The plan Winthrop eventually uncovers is truly monstrous - in every sense
of the word. Can the forces of goodness foil Dracula yet again? Or will
the King of Vampires return in triumph to a defeated England at the head
of the Imperial German Army?
The Bloody Red Baron is a well-written piece of historical fiction.
Newman has captured the feel of the period quite well, with lots of anecdotal
details about the war for the skies over the Western Front and the horrors
of trench warfare and "no-man's land." The action is pretty much non-stop;
and at times the book is very exciting. Newman also brings to this book
a technique he used so well in Anno Dracula: the masterful mixture
of fictional (literary and cinematic) characters with actual historical
people. The dramatis personae of The Bloody Red Baron includes Dr. Mabuse,
Edgar Allen Poe, Rotwang, Dr. Caligari, Winston Churchill, Hermann Göring,
Captain Midnight, Franz Kafka, Herbert West (Reanimator), General "Blackjack"
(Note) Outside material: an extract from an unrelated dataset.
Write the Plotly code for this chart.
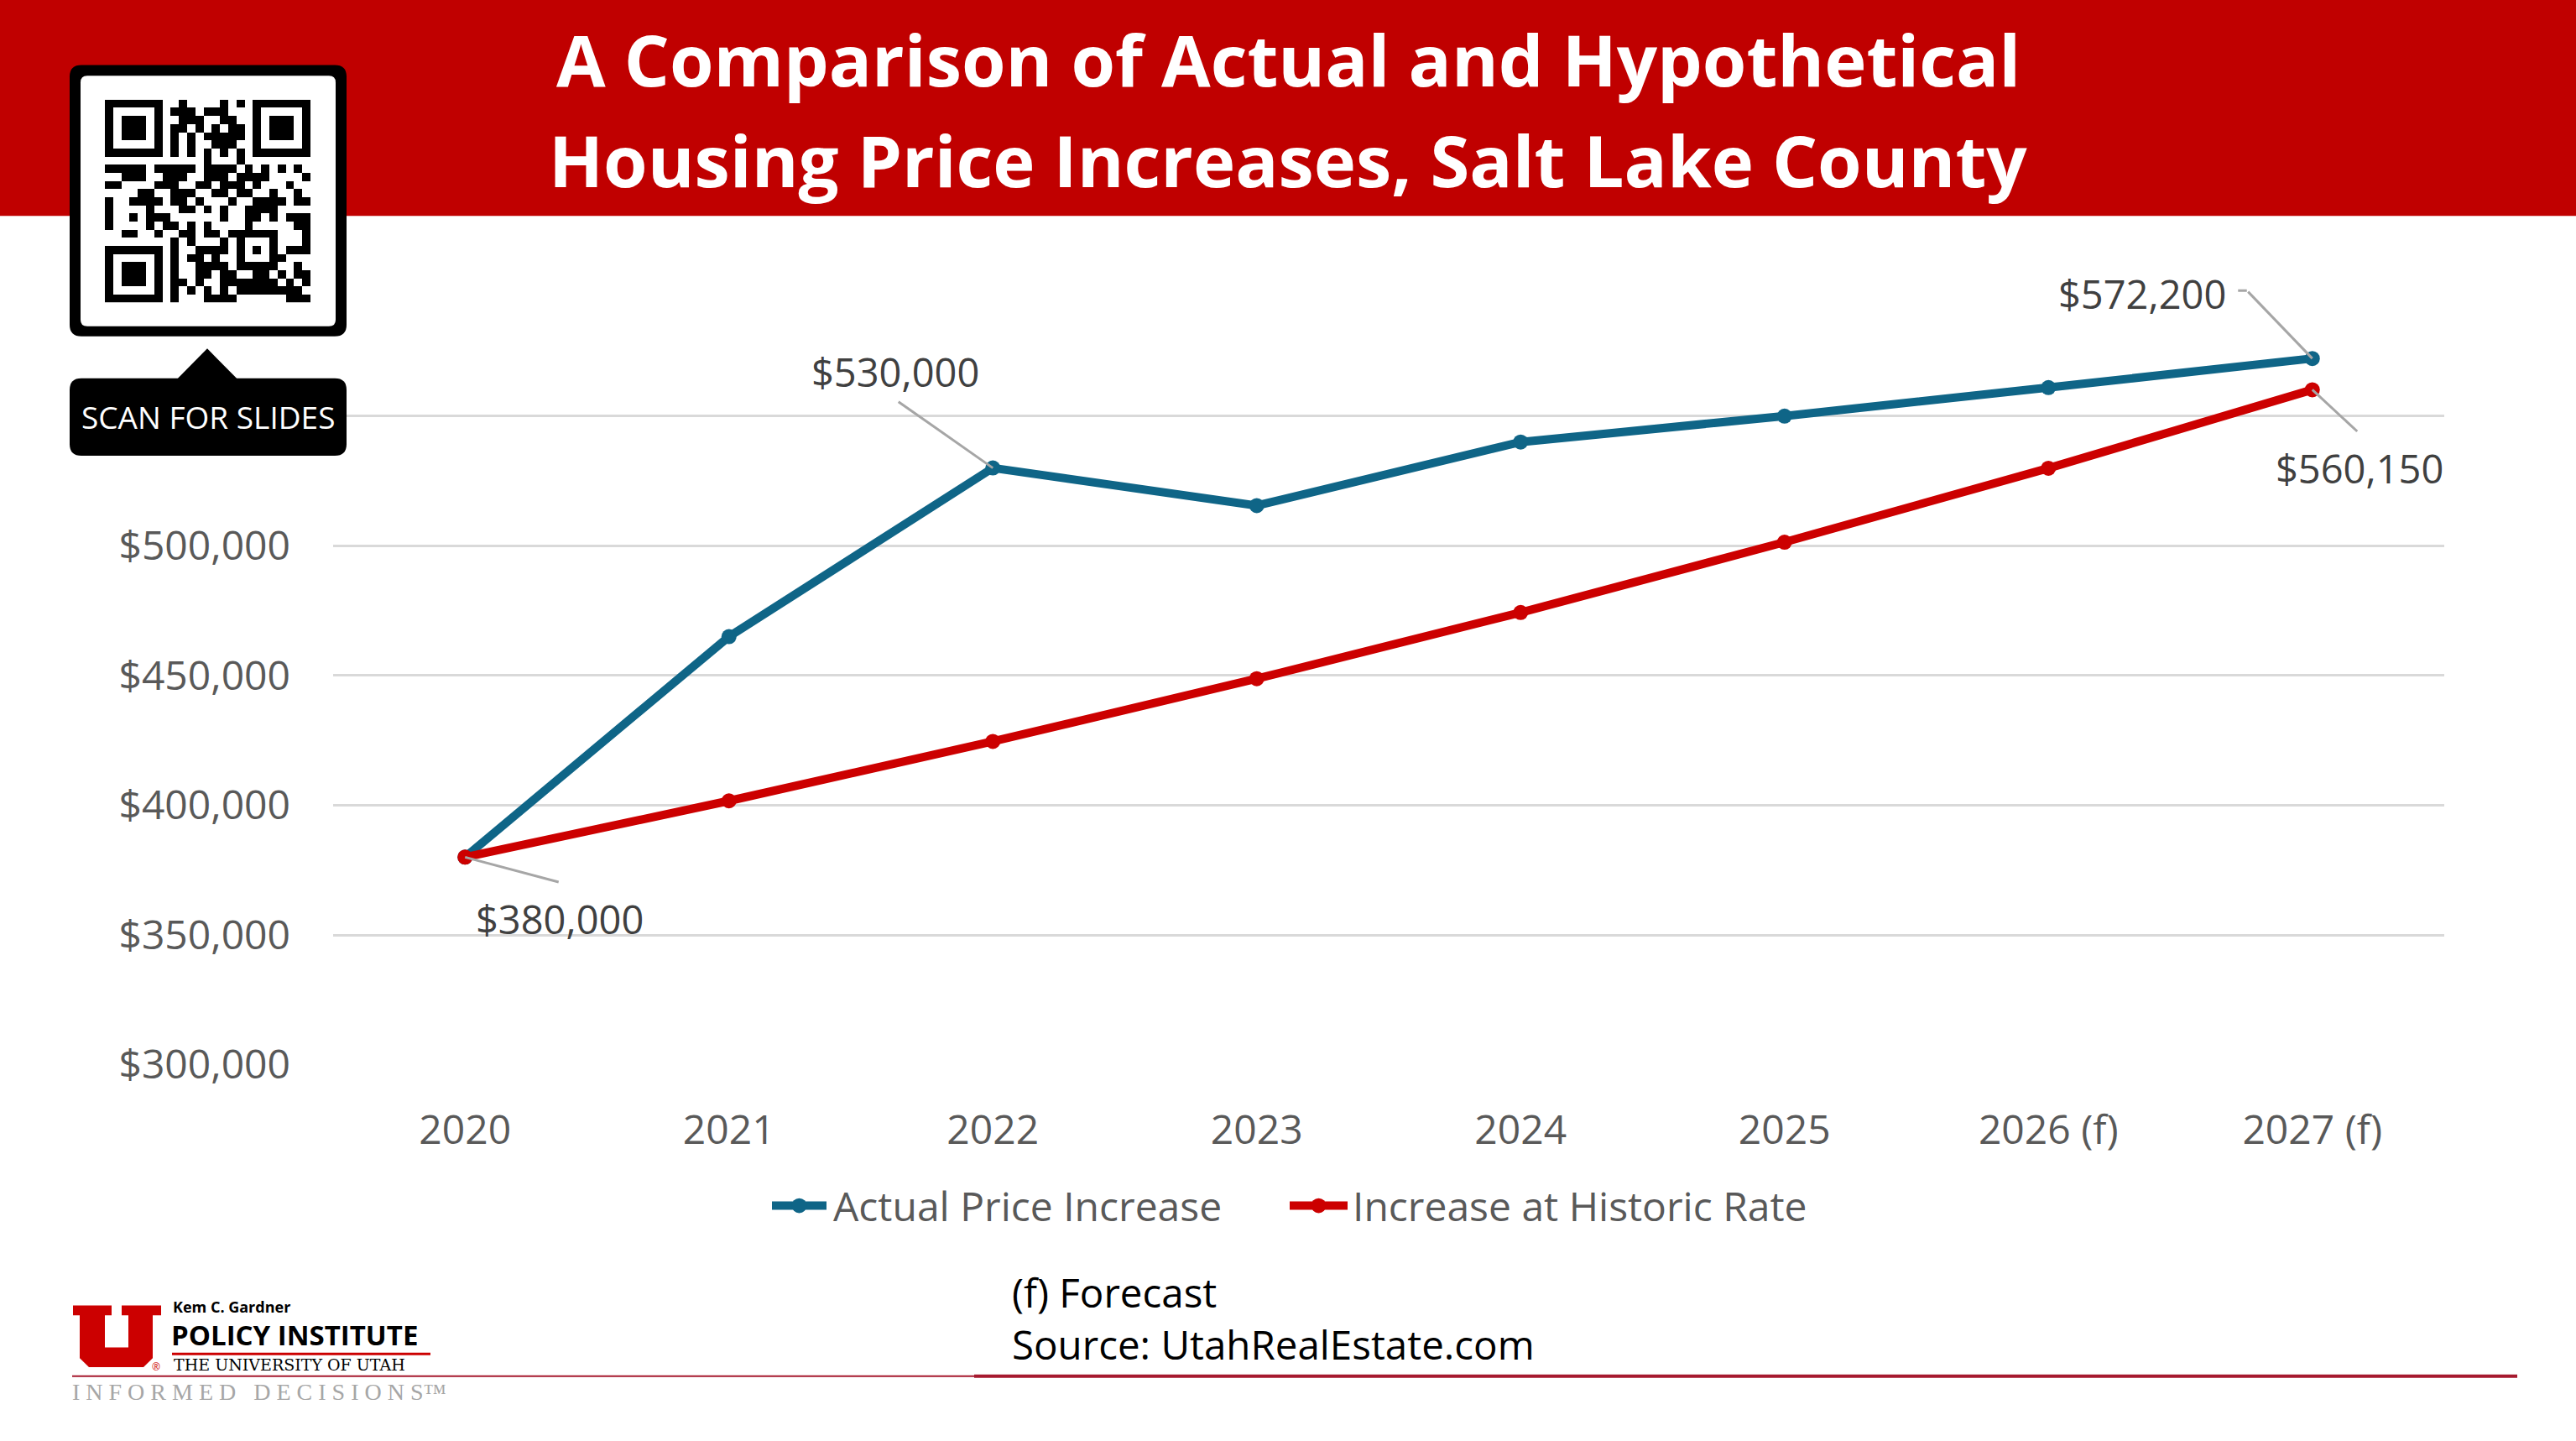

Pershing, Mata Hari, Hanns Heinz Ewers, Robur (the Conqueror), Dr. Moreau,
Baron Manfred von Richthofen, and many, many more ... as well, of course,
as Dracula himself.
I'm not sure how well some of the Victorian Gothic elements which worked
so well in Anno Dracula have been translated into the context of
WWI - but this is at most a minor quibble. The Bloody Red Baron
is an enjoyable read; and I recommend it to anyone who likes vampire stories
as well as to anyone who enjoys a well- crafted "alternate history" story.